Proposition n° 10 : Donner la possibilité au juge de prononcer une peine complémentaire d'interdiction du territoire national en cas d'exploitation de mine sans titre en bande organisée ou s'accompagnant d'atteintes graves à l'environnement. |
* 15 La loi n° 2017-256 du 28 février 2017 de programmation relative à l'égalité réelle outre-mer et portant autres dispositions en matière sociale et économique , dite loi EROM , a en effet habilité les officiers et agents de police judiciaire à procéder à des destructions et confiscations de biens ayant servi à ce type d'activités (actuel article L. 621-8-2 du code minier).
* 16 Article L. 512-1 du code minier.
* 17 Article L. 414-1 du code des douanes.
* 18 Chapitre 6 du titre II du livre IV du code monétaire et financier (article L. 426-1 et suivants).
* 19 Article L. 512-2 du code minier.
* 20 Cour de cassation, chambre criminelle, 23 octobre 2018, n° 17-86.118 ; Voir également 26 novembre 2014, n° 13-82.312.
* 21 À défaut, mais cela nécessiterait d'expertiser plus avant, il pourrait être envisagé de créer un délit de participation à l'exploitation de mine sans titre en bande organisée. Cette solution a semblé à la commission des lois plus réaliste que la proposition qui lui a été faite de créer un délit de transport d'essence dans les zones reculées.
* 22 Article L. 414-1 du code des douanes.
* 23 Ce qui est presque systématiquement le cas en Guyane.

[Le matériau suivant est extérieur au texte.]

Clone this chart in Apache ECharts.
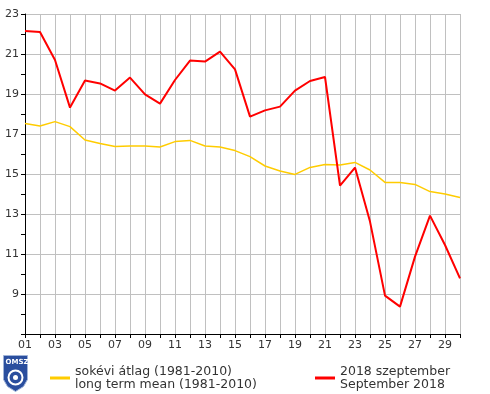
<!DOCTYPE html>
<html><head><meta charset="utf-8">
<script src="https://cdn.jsdelivr.net/npm/echarts@6/dist/echarts.min.js"></script>
<style>html,body{margin:0;padding:0;background:#fff}#c{width:490px;height:394px}</style>
</head><body><div id="c"></div>
<script>
const days = [1,2,3,4,5,6,7,8,9,10,11,12,13,14,15,16,17,18,19,20,21,22,23,24,25,26,27,28,29,30];
const meanValues = [17.53,17.4,17.62,17.37,16.7,16.53,16.37,16.4,16.4,16.35,16.62,16.68,16.4,16.35,16.17,15.87,15.4,15.15,14.98,15.33,15.48,15.45,15.58,15.2,14.58,14.58,14.48,14.12,14.0,13.83];
const sep2018Values = [22.15,22.1,20.7,18.32,19.67,19.53,19.17,19.82,18.98,18.52,19.7,20.67,20.62,21.12,20.23,17.87,18.18,18.37,19.17,19.65,19.85,14.42,15.32,12.62,8.92,8.37,10.87,12.92,11.45,9.78];
const meanName = 'sokévi átlag (1981-2010)\nlong term mean (1981-2010)';
const sepName = '2018 szeptember\nSeptember 2018';

const chart = echarts.init(document.getElementById('c'), null, {renderer:'canvas'});
const font = 'DejaVu Sans';
chart.setOption({
  animation:false,
  backgroundColor:'#fff',
  textStyle:{fontFamily:font},
  grid:{left:25, top:14, right:30, bottom:60, containLabel:false},
  xAxis:{type:'value', min:1, max:30, interval:1,
    axisLine:{onZero:false, lineStyle:{color:'#000', width:1}},
    axisTick:{show:true, length:4, lineStyle:{color:'#000'}},
    axisLabel:{color:'#333', fontSize:11, fontFamily:font, margin:6,
      formatter:v => (v % 2 === 1) ? String(v).padStart(2,'0') : ''},
    splitLine:{show:true, lineStyle:{color:'#c0c0c0', width:1}}},
  yAxis:{type:'value', min:7, max:23, interval:2,
    axisLine:{show:true, lineStyle:{color:'#000', width:1}},
    axisTick:{show:true, length:4, lineStyle:{color:'#000'}},
    minorTick:{show:true, splitNumber:2, length:4, lineStyle:{color:'#000'}},
    axisLabel:{color:'#333', fontSize:11, fontFamily:font, margin:6, showMinLabel:false},
    splitLine:{show:true, lineStyle:{color:'#c0c0c0', width:1}}},
  legend:[
    {left:45, top:360, data:[meanName], icon:'rect', itemWidth:20, itemHeight:3, itemGap:10,
     textStyle:{color:'#333', fontSize:12.5, fontFamily:font, lineHeight:13}},
    {left:310, top:360, data:[sepName], icon:'rect', itemWidth:20, itemHeight:3, itemGap:10,
     textStyle:{color:'#333', fontSize:12.5, fontFamily:font, lineHeight:13}}
  ],
  graphic:[
    {type:'group', left:3, top:355, children:[
      {type:'polygon', shape:{points:[[0,0],[24,0],[24,24],[20,31],[12,36],[4,31],[0,24]]}, style:{fill:'#2a4e9e', stroke:'#9fb3d8', lineWidth:1}},
      {type:'text', x:2, y:3, style:{text:'OMSZ', fill:'#fff', font:'bold 7px DejaVu Sans'}},
      {type:'circle', shape:{cx:12, cy:22, r:7}, style:{fill:'none', stroke:'#fff', lineWidth:2}},
      {type:'circle', shape:{cx:12, cy:22, r:2.5}, style:{fill:'#fff'}}
    ]}
  ],
  series:[
    {name:meanName, type:'line', data:days.map((d,i)=>[d, meanValues[i]]), symbol:'none',
     lineStyle:{color:'#ffcc00', width:1.5}, itemStyle:{color:'#ffcc00'}},
    {name:sepName, type:'line', data:days.map((d,i)=>[d, sep2018Values[i]]), symbol:'none',
     lineStyle:{color:'#ff0000', width:2}, itemStyle:{color:'#ff0000'}}
  ]
});
</script></body></html>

* 24 Article L. 621-8 du code minier.
* 25 Article L. 621-8-2 du code minier.
* 26 Article 78-2-2 du code de procédure pénale. Il s'agit des infractions suivantes : les actes de terrorisme, les infractions en matière de prolifération des armes de destruction massive et de leurs vecteurs, les infractions en matière d'armes et d'explosifs, les infractions en matière de vol et de recel, et les infractions en matière de trafic de stupéfiants.